Without the images, write out the whole listing exactly.
═══ Supplied information
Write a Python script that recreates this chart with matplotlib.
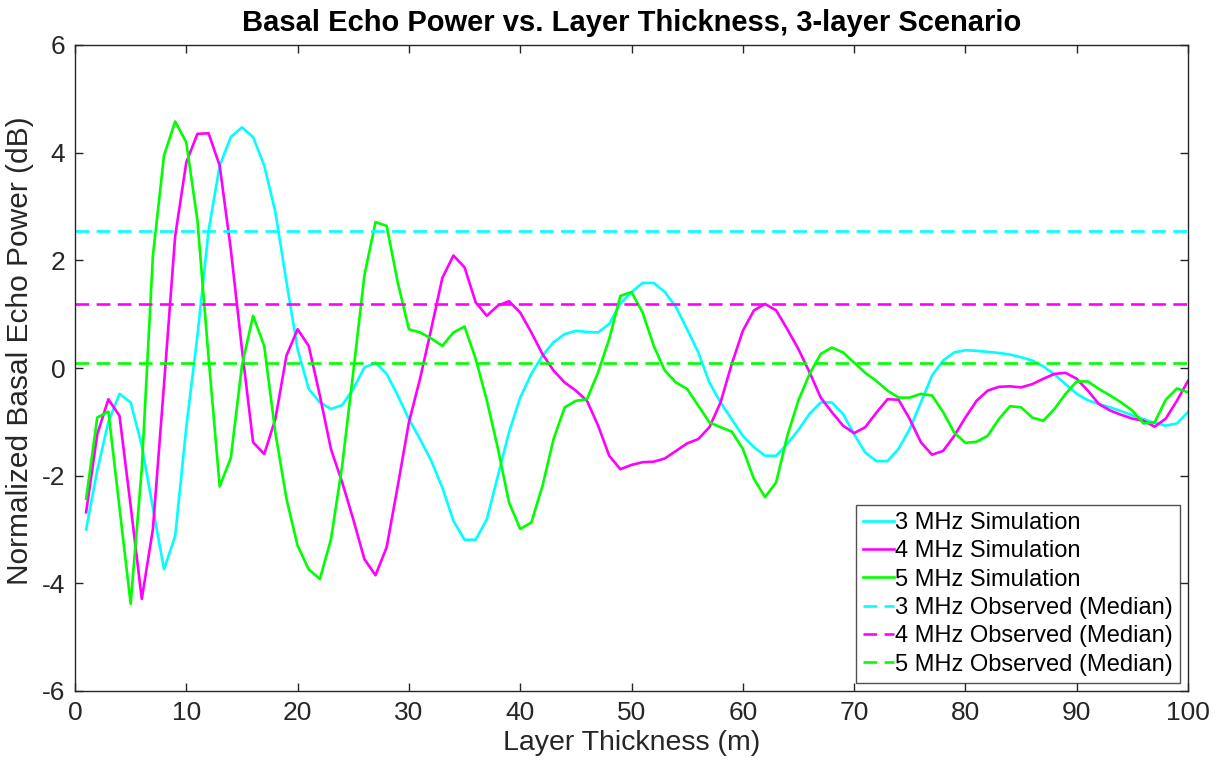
import matplotlib
matplotlib.use("Agg")
import matplotlib.pyplot as plt
import numpy as np

plt.rcParams['font.family'] = ['Liberation Sans', 'DejaVu Sans']
plt.rcParams['axes.unicode_minus'] = False

thickness = list(range(1, 101))

sim_3mhz = [
    -3.0, -1.9, -1.0, -0.48, -0.64, -1.44, -2.6, -3.74, -3.12, -1.1,
    0.6, 2.55, 3.76, 4.29, 4.47, 4.29, 3.76, 2.9, 1.6, 0.35,
    -0.39, -0.64, -0.76, -0.69, -0.39, 0.01, 0.1, -0.11, -0.51, -0.95,
    -1.32, -1.72, -2.22, -2.84, -3.19, -3.19, -2.81, -2.0, -1.19, -0.55,
    -0.11, 0.23, 0.48, 0.63, 0.69, 0.67, 0.66, 0.82, 1.2, 1.41,
    1.58, 1.58, 1.41, 1.13, 0.72, 0.29, -0.27, -0.64, -0.95, -1.26,
    -1.47, -1.63, -1.63, -1.41, -1.15, -0.85, -0.64, -0.64, -0.85, -1.23,
    -1.57, -1.73, -1.73, -1.5, -1.13, -0.64, -0.14, 0.14, 0.29, 0.33,
    0.32, 0.3, 0.28, 0.25, 0.2, 0.14, 0.03, -0.12, -0.3, -0.48,
    -0.6, -0.67, -0.73, -0.8, -0.88, -0.95, -1.02, -1.07, -1.03, -0.82,
]

sim_4mhz = [
    -2.68, -1.23, -0.58, -0.89, -2.56, -4.29, -2.99, -0.3, 2.45, 3.82,
    4.35, 4.36, 3.76, 2.2, 0.35, -1.38, -1.6, -0.95, 0.23, 0.72,
    0.41, -0.51, -1.51, -2.12, -2.81, -3.55, -3.85, -3.33, -2.19, -1.01,
    -0.2, 0.72, 1.67, 2.09, 1.87, 1.22, 0.97, 1.16, 1.24, 1.03,
    0.66, 0.26, -0.05, -0.27, -0.42, -0.61, -1.07, -1.63, -1.88, -1.8,
    -1.75, -1.74, -1.68, -1.54, -1.4, -1.32, -1.1, -0.64, 0.07, 0.69,
    1.07, 1.19, 1.07, 0.72, 0.35, -0.08, -0.55, -0.82, -1.07, -1.21,
    -1.1, -0.83, -0.58, -0.59, -0.95, -1.38, -1.61, -1.54, -1.26, -0.92,
    -0.61, -0.42, -0.35, -0.34, -0.36, -0.3, -0.2, -0.11, -0.09, -0.2,
    -0.42, -0.67, -0.79, -0.87, -0.94, -0.98, -1.09, -0.94, -0.61, -0.24,
]

sim_5mhz = [
    -2.43, -0.92, -0.81, -2.6, -4.38, -1.87, 2.09, 3.95, 4.58, 4.19,
    2.74, 0.2, -2.2, -1.67, 0.05, 0.97, 0.41, -1.2, -2.43, -3.3,
    -3.74, -3.92, -3.18, -1.82, -0.08, 1.72, 2.71, 2.64, 1.59, 0.72,
    0.66, 0.55, 0.41, 0.66, 0.77, 0.17, -0.6, -1.5, -2.5, -2.99,
    -2.87, -2.19, -1.32, -0.73, -0.61, -0.58, -0.08, 0.54, 1.34, 1.41,
    1.03, 0.41, -0.05, -0.27, -0.39, -0.7, -1.01, -1.1, -1.18, -1.5,
    -2.06, -2.4, -2.12, -1.26, -0.6, -0.11, 0.26, 0.38, 0.29, 0.1,
    -0.09, -0.24, -0.42, -0.55, -0.55, -0.48, -0.51, -0.82, -1.2, -1.39,
    -1.37, -1.26, -0.95, -0.71, -0.73, -0.92, -0.98, -0.76, -0.48, -0.25,
    -0.25, -0.39, -0.51, -0.64, -0.79, -1.03, -1.01, -0.59, -0.38, -0.45,
]

obs_median = [2.54, 1.19, 0.087]

sim_labels = ['3 MHz Simulation', '4 MHz Simulation', '5 MHz Simulation']
obs_labels = ['3 MHz Observed (Median)', '4 MHz Observed (Median)',
              '5 MHz Observed (Median)']
colors = ['#00FFFF', '#FF00FF', '#00FF00']

fig = plt.figure(figsize=(12.24, 7.68), dpi=100)
ax = fig.add_axes([75 / 1224, 1 - 691 / 768, (1188 - 75) / 1224, (691 - 45) / 768])

for series, lab, c in zip([sim_3mhz, sim_4mhz, sim_5mhz], sim_labels, colors):
    ax.plot(thickness, series, color=c, lw=1.9, label=lab)

for val, lab, c in zip(obs_median, obs_labels, colors):
    ax.plot([0, 100], [val, val], color=c, lw=1.9, dashes=(5.2, 2.8), label=lab)

ax.set_xlim(0, 100)
ax.set_ylim(-6, 6)
ax.set_xticks(np.arange(0, 101, 10))
ax.set_yticks(np.arange(-6, 7, 2))

axis_col = '#262626'
for s in ax.spines.values():
    s.set_color(axis_col)
    s.set_linewidth(1.0)
ax.tick_params(direction='in', length=6, width=1.0, color=axis_col,
               labelsize=19, labelcolor='#262626', top=True, right=True, pad=7)

ax.set_xlabel('Layer Thickness (m)', fontsize=20.5, color='#262626', labelpad=4)
ax.set_ylabel('Normalized Basal Echo Power (dB)', fontsize=21.5, color='#262626')
ax.yaxis.set_label_coords(-0.037, (691 - 351) / 646)
ax.set_title('Basal Echo Power vs. Layer Thickness, 3-layer Scenario',
             fontsize=21, fontweight='bold', pad=10)

leg = ax.legend(loc='lower right', fontsize=17, frameon=True, fancybox=False,
                edgecolor='#262626', handlelength=1.3, handletextpad=0.05,
                borderpad=0.3, labelspacing=0.27, borderaxespad=0.35)
leg.get_frame().set_linewidth(1.0)

fig.savefig('out.png', dpi=100)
══════
**Answer in full**.
Write a Python script that recreates this chart with matplotlib.
import matplotlib
matplotlib.use("Agg")
import matplotlib.pyplot as plt
import numpy as np

plt.rcParams['font.family'] = ['Liberation Sans', 'DejaVu Sans']
plt.rcParams['axes.unicode_minus'] = False

thickness = list(range(1, 101))

sim_3mhz = [
    -3.0, -1.9, -1.0, -0.48, -0.64, -1.44, -2.6, -3.74, -3.12, -1.1,
    0.6, 2.55, 3.76, 4.29, 4.47, 4.29, 3.76, 2.9, 1.6, 0.35,
    -0.39, -0.64, -0.76, -0.69, -0.39, 0.01, 0.1, -0.11, -0.51, -0.95,
    -1.32, -1.72, -2.22, -2.84, -3.19, -3.19, -2.81, -2.0, -1.19, -0.55,
    -0.11, 0.23, 0.48, 0.63, 0.69, 0.67, 0.66, 0.82, 1.2, 1.41,
    1.58, 1.58, 1.41, 1.13, 0.72, 0.29, -0.27, -0.64, -0.95, -1.26,
    -1.47, -1.63, -1.63, -1.41, -1.15, -0.85, -0.64, -0.64, -0.85, -1.23,
    -1.57, -1.73, -1.73, -1.5, -1.13, -0.64, -0.14, 0.14, 0.29, 0.33,
    0.32, 0.3, 0.28, 0.25, 0.2, 0.14, 0.03, -0.12, -0.3, -0.48,
    -0.6, -0.67, -0.73, -0.8, -0.88, -0.95, -1.02, -1.07, -1.03, -0.82,
]

sim_4mhz = [
    -2.68, -1.23, -0.58, -0.89, -2.56, -4.29, -2.99, -0.3, 2.45, 3.82,
    4.35, 4.36, 3.76, 2.2, 0.35, -1.38, -1.6, -0.95, 0.23, 0.72,
    0.41, -0.51, -1.51, -2.12, -2.81, -3.55, -3.85, -3.33, -2.19, -1.01,
    -0.2, 0.72, 1.67, 2.09, 1.87, 1.22, 0.97, 1.16, 1.24, 1.03,
    0.66, 0.26, -0.05, -0.27, -0.42, -0.61, -1.07, -1.63, -1.88, -1.8,
    -1.75, -1.74, -1.68, -1.54, -1.4, -1.32, -1.1, -0.64, 0.07, 0.69,
    1.07, 1.19, 1.07, 0.72, 0.35, -0.08, -0.55, -0.82, -1.07, -1.21,
    -1.1, -0.83, -0.58, -0.59, -0.95, -1.38, -1.61, -1.54, -1.26, -0.92,
    -0.61, -0.42, -0.35, -0.34, -0.36, -0.3, -0.2, -0.11, -0.09, -0.2,
    -0.42, -0.67, -0.79, -0.87, -0.94, -0.98, -1.09, -0.94, -0.61, -0.24,
]

sim_5mhz = [
    -2.43, -0.92, -0.81, -2.6, -4.38, -1.87, 2.09, 3.95, 4.58, 4.19,
    2.74, 0.2, -2.2, -1.67, 0.05, 0.97, 0.41, -1.2, -2.43, -3.3,
    -3.74, -3.92, -3.18, -1.82, -0.08, 1.72, 2.71, 2.64, 1.59, 0.72,
    0.66, 0.55, 0.41, 0.66, 0.77, 0.17, -0.6, -1.5, -2.5, -2.99,
    -2.87, -2.19, -1.32, -0.73, -0.61, -0.58, -0.08, 0.54, 1.34, 1.41,
    1.03, 0.41, -0.05, -0.27, -0.39, -0.7, -1.01, -1.1, -1.18, -1.5,
    -2.06, -2.4, -2.12, -1.26, -0.6, -0.11, 0.26, 0.38, 0.29, 0.1,
    -0.09, -0.24, -0.42, -0.55, -0.55, -0.48, -0.51, -0.82, -1.2, -1.39,
    -1.37, -1.26, -0.95, -0.71, -0.73, -0.92, -0.98, -0.76, -0.48, -0.25,
    -0.25, -0.39, -0.51, -0.64, -0.79, -1.03, -1.01, -0.59, -0.38, -0.45,
]

obs_median = [2.54, 1.19, 0.087]

sim_labels = ['3 MHz Simulation', '4 MHz Simulation', '5 MHz Simulation']
obs_labels = ['3 MHz Observed (Median)', '4 MHz Observed (Median)',
              '5 MHz Observed (Median)']
colors = ['#00FFFF', '#FF00FF', '#00FF00']

fig = plt.figure(figsize=(12.24, 7.68), dpi=100)
ax = fig.add_axes([75 / 1224, 1 - 691 / 768, (1188 - 75) / 1224, (691 - 45) / 768])

for series, lab, c in zip([sim_3mhz, sim_4mhz, sim_5mhz], sim_labels, colors):
    ax.plot(thickness, series, color=c, lw=1.9, label=lab)

for val, lab, c in zip(obs_median, obs_labels, colors):
    ax.plot([0, 100], [val, val], color=c, lw=1.9, dashes=(5.2, 2.8), label=lab)

ax.set_xlim(0, 100)
ax.set_ylim(-6, 6)
ax.set_xticks(np.arange(0, 101, 10))
ax.set_yticks(np.arange(-6, 7, 2))

axis_col = '#262626'
for s in ax.spines.values():
    s.set_color(axis_col)
    s.set_linewidth(1.0)
ax.tick_params(direction='in', length=6, width=1.0, color=axis_col,
               labelsize=19, labelcolor='#262626', top=True, right=True, pad=7)

ax.set_xlabel('Layer Thickness (m)', fontsize=20.5, color='#262626', labelpad=4)
ax.set_ylabel('Normalized Basal Echo Power (dB)', fontsize=21.5, color='#262626')
ax.yaxis.set_label_coords(-0.037, (691 - 351) / 646)
ax.set_title('Basal Echo Power vs. Layer Thickness, 3-layer Scenario',
             fontsize=21, fontweight='bold', pad=10)

leg = ax.legend(loc='lower right', fontsize=17, frameon=True, fancybox=False,
                edgecolor='#262626', handlelength=1.3, handletextpad=0.05,
                borderpad=0.3, labelspacing=0.27, borderaxespad=0.35)
leg.get_frame().set_linewidth(1.0)

fig.savefig('out.png', dpi=100)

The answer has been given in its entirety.